── DATASET SECTION
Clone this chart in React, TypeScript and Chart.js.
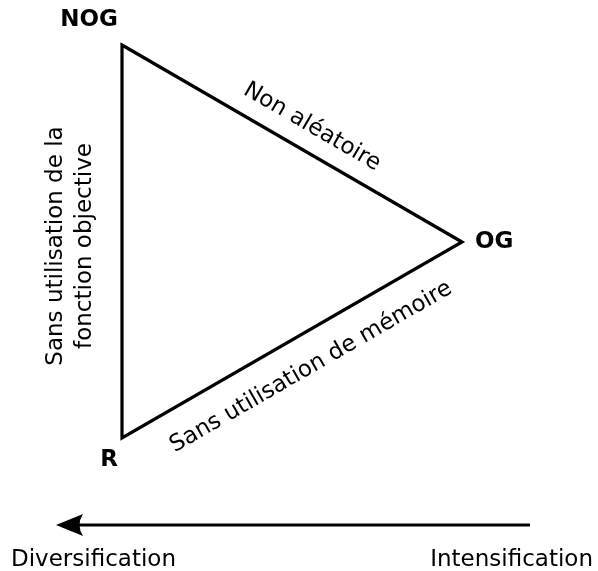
import React, { useEffect, useRef } from "react";
import { Chart, registerables } from "chart.js";

Chart.register(...registerables);

// Triangle vertices (diagram units: x to the right, y downward)
const vertexNames = ["NOG", "OG", "R"];
const vertexX = [122, 462, 122];
const vertexY = [45, 242, 438];

// Edge labels
const edgeLabels = ["Non aléatoire", "Sans utilisation de mémoire"];
const sideLabelLines = ["Sans utilisation de la", "fonction objective"];

// Axis arrow (from intensification towards diversification)
const arrowX = [530, 56];
const arrowY = [525, 525];
const axisLabels = ["Diversification", "Intensification"];

const FONT = "'DejaVu Sans', sans-serif";

const labelPlugin = {
  id: "diagramLabels",
  afterDatasetsDraw(chart: any) {
    const ctx = chart.ctx as CanvasRenderingContext2D;
    const xs = chart.scales.x;
    const ys = chart.scales.y;
    const px = (v: number) => xs.getPixelForValue(v);
    const py = (v: number) => ys.getPixelForValue(v);
    ctx.save();
    ctx.fillStyle = "#000";

    // Vertex labels
    ctx.font = `bold 23px ${FONT}`;
    ctx.textBaseline = "middle";
    ctx.textAlign = "center";
    ctx.fillText(vertexNames[0], px(vertexX[0]) - 33, py(vertexY[0]) - 25);
    ctx.textAlign = "left";
    ctx.fillText(vertexNames[1], px(vertexX[1]) + 13, py(vertexY[1]));
    ctx.textAlign = "center";
    ctx.fillText(vertexNames[2], px(vertexX[2]) - 13, py(vertexY[2]) + 22);

    // Edge labels
    ctx.font = `23px ${FONT}`;
    const a1 = Math.atan2(py(vertexY[1]) - py(vertexY[0]), px(vertexX[1]) - px(vertexX[0]));
    ctx.save();
    ctx.translate(312, 127);
    ctx.rotate(a1);
    ctx.textAlign = "center";
    ctx.textBaseline = "middle";
    ctx.fillText(edgeLabels[0], 0, 0);
    ctx.restore();

    const a2 = Math.atan2(py(vertexY[1]) - py(vertexY[2]), px(vertexX[1]) - px(vertexX[2]));
    ctx.save();
    ctx.translate(311, 367);
    ctx.rotate(a2);
    ctx.textAlign = "center";
    ctx.textBaseline = "middle";
    ctx.fillText(edgeLabels[1], 0, 0);
    ctx.restore();

    // Left side label (vertical)
    ctx.save();
    ctx.translate(0, 246);
    ctx.rotate(-Math.PI / 2);
    ctx.textAlign = "center";
    ctx.textBaseline = "alphabetic";
    ctx.fillText(sideLabelLines[0], 0, 62);
    ctx.fillText(sideLabelLines[1], 0, 91);
    ctx.restore();

    // Arrow head
    const tipX = px(arrowX[1]);
    const tipY = py(arrowY[1]);
    ctx.beginPath();
    ctx.moveTo(tipX, tipY);
    ctx.lineTo(tipX + 27, tipY - 11);
    ctx.quadraticCurveTo(tipX + 20, tipY, tipX + 27, tipY + 11);
    ctx.closePath();
    ctx.fill();

    // Axis labels
    ctx.textBaseline = "alphabetic";
    ctx.textAlign = "left";
    ctx.fillText(axisLabels[0], 11, 566);
    ctx.textAlign = "right";
    ctx.fillText(axisLabels[1], 593, 566);

    ctx.restore();
  },
};

export default function App() {
  const ref = useRef<HTMLCanvasElement | null>(null);
  useEffect(() => {
    if (!ref.current) return;
    const tri = [0, 1, 2, 0, 1].map((i) => ({ x: vertexX[i], y: vertexY[i] }));
    const arrow = [
      { x: arrowX[0], y: arrowY[0] },
      { x: arrowX[1] + 18, y: arrowY[1] },
    ];
    const chart = new Chart(ref.current, {
      type: "scatter",
      data: {
        datasets: [
          {
            data: tri,
            showLine: true,
            borderColor: "#000",
            borderWidth: 3.2,
            borderJoinStyle: "miter",
            borderCapStyle: "butt",
            pointRadius: 0,
            tension: 0,
          } as any,
          {
            data: arrow,
            showLine: true,
            borderColor: "#000",
            borderWidth: 3.2,
            borderCapStyle: "butt",
            pointRadius: 0,
          } as any,
        ],
      },
      options: {
        animation: false,
        responsive: true,
        maintainAspectRatio: false,
        layout: { padding: 0 },
        plugins: { legend: { display: false }, tooltip: { enabled: false } },
        events: [],
        scales: {
          x: { type: "linear", min: 0, max: 598, display: false },
          y: { type: "linear", min: 0, max: 571, reverse: true, display: false },
        },
      },
      plugins: [labelPlugin],
    });
    return () => chart.destroy();
  }, []);
  return (
    <div style={{ position: "fixed", left: 0, top: 0, width: 598, height: 571, background: "#fff" }}>
      <canvas ref={ref} />
    </div>
  );
}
────
AIM
Output the lines above in full and exactly as given, omitting any pictures.

CORRECT ANSWER
Clone this chart in React, TypeScript and Chart.js.
import React, { useEffect, useRef } from "react";
import { Chart, registerables } from "chart.js";

Chart.register(...registerables);

// Triangle vertices (diagram units: x to the right, y downward)
const vertexNames = ["NOG", "OG", "R"];
const vertexX = [122, 462, 122];
const vertexY = [45, 242, 438];

// Edge labels
const edgeLabels = ["Non aléatoire", "Sans utilisation de mémoire"];
const sideLabelLines = ["Sans utilisation de la", "fonction objective"];

// Axis arrow (from intensification towards diversification)
const arrowX = [530, 56];
const arrowY = [525, 525];
const axisLabels = ["Diversification", "Intensification"];

const FONT = "'DejaVu Sans', sans-serif";

const labelPlugin = {
  id: "diagramLabels",
  afterDatasetsDraw(chart: any) {
    const ctx = chart.ctx as CanvasRenderingContext2D;
    const xs = chart.scales.x;
    const ys = chart.scales.y;
    const px = (v: number) => xs.getPixelForValue(v);
    const py = (v: number) => ys.getPixelForValue(v);
    ctx.save();
    ctx.fillStyle = "#000";

    // Vertex labels
    ctx.font = `bold 23px ${FONT}`;
    ctx.textBaseline = "middle";
    ctx.textAlign = "center";
    ctx.fillText(vertexNames[0], px(vertexX[0]) - 33, py(vertexY[0]) - 25);
    ctx.textAlign = "left";
    ctx.fillText(vertexNames[1], px(vertexX[1]) + 13, py(vertexY[1]));
    ctx.textAlign = "center";
    ctx.fillText(vertexNames[2], px(vertexX[2]) - 13, py(vertexY[2]) + 22);

    // Edge labels
    ctx.font = `23px ${FONT}`;
    const a1 = Math.atan2(py(vertexY[1]) - py(vertexY[0]), px(vertexX[1]) - px(vertexX[0]));
    ctx.save();
    ctx.translate(312, 127);
    ctx.rotate(a1);
    ctx.textAlign = "center";
    ctx.textBaseline = "middle";
    ctx.fillText(edgeLabels[0], 0, 0);
    ctx.restore();

    const a2 = Math.atan2(py(vertexY[1]) - py(vertexY[2]), px(vertexX[1]) - px(vertexX[2]));
    ctx.save();
    ctx.translate(311, 367);
    ctx.rotate(a2);
    ctx.textAlign = "center";
    ctx.textBaseline = "middle";
    ctx.fillText(edgeLabels[1], 0, 0);
    ctx.restore();

    // Left side label (vertical)
    ctx.save();
    ctx.translate(0, 246);
    ctx.rotate(-Math.PI / 2);
    ctx.textAlign = "center";
    ctx.textBaseline = "alphabetic";
    ctx.fillText(sideLabelLines[0], 0, 62);
    ctx.fillText(sideLabelLines[1], 0, 91);
    ctx.restore();

    // Arrow head
    const tipX = px(arrowX[1]);
    const tipY = py(arrowY[1]);
    ctx.beginPath();
    ctx.moveTo(tipX, tipY);
    ctx.lineTo(tipX + 27, tipY - 11);
    ctx.quadraticCurveTo(tipX + 20, tipY, tipX + 27, tipY + 11);
    ctx.closePath();
    ctx.fill();

    // Axis labels
    ctx.textBaseline = "alphabetic";
    ctx.textAlign = "left";
    ctx.fillText(axisLabels[0], 11, 566);
    ctx.textAlign = "right";
    ctx.fillText(axisLabels[1], 593, 566);

    ctx.restore();
  },
};

export default function App() {
  const ref = useRef<HTMLCanvasElement | null>(null);
  useEffect(() => {
    if (!ref.current) return;
    const tri = [0, 1, 2, 0, 1].map((i) => ({ x: vertexX[i], y: vertexY[i] }));
    const arrow = [
      { x: arrowX[0], y: arrowY[0] },
      { x: arrowX[1] + 18, y: arrowY[1] },
    ];
    const chart = new Chart(ref.current, {
      type: "scatter",
      data: {
        datasets: [
          {
            data: tri,
            showLine: true,
            borderColor: "#000",
            borderWidth: 3.2,
            borderJoinStyle: "miter",
            borderCapStyle: "butt",
            pointRadius: 0,
            tension: 0,
          } as any,
          {
            data: arrow,
            showLine: true,
            borderColor: "#000",
            borderWidth: 3.2,
            borderCapStyle: "butt",
            pointRadius: 0,
          } as any,
        ],
      },
      options: {
        animation: false,
        responsive: true,
        maintainAspectRatio: false,
        layout: { padding: 0 },
        plugins: { legend: { display: false }, tooltip: { enabled: false } },
        events: [],
        scales: {
          x: { type: "linear", min: 0, max: 598, display: false },
          y: { type: "linear", min: 0, max: 571, reverse: true, display: false },
        },
      },
      plugins: [labelPlugin],
    });
    return () => chart.destroy();
  }, []);
  return (
    <div style={{ position: "fixed", left: 0, top: 0, width: 598, height: 571, background: "#fff" }}>
      <canvas ref={ref} />
    </div>
  );
}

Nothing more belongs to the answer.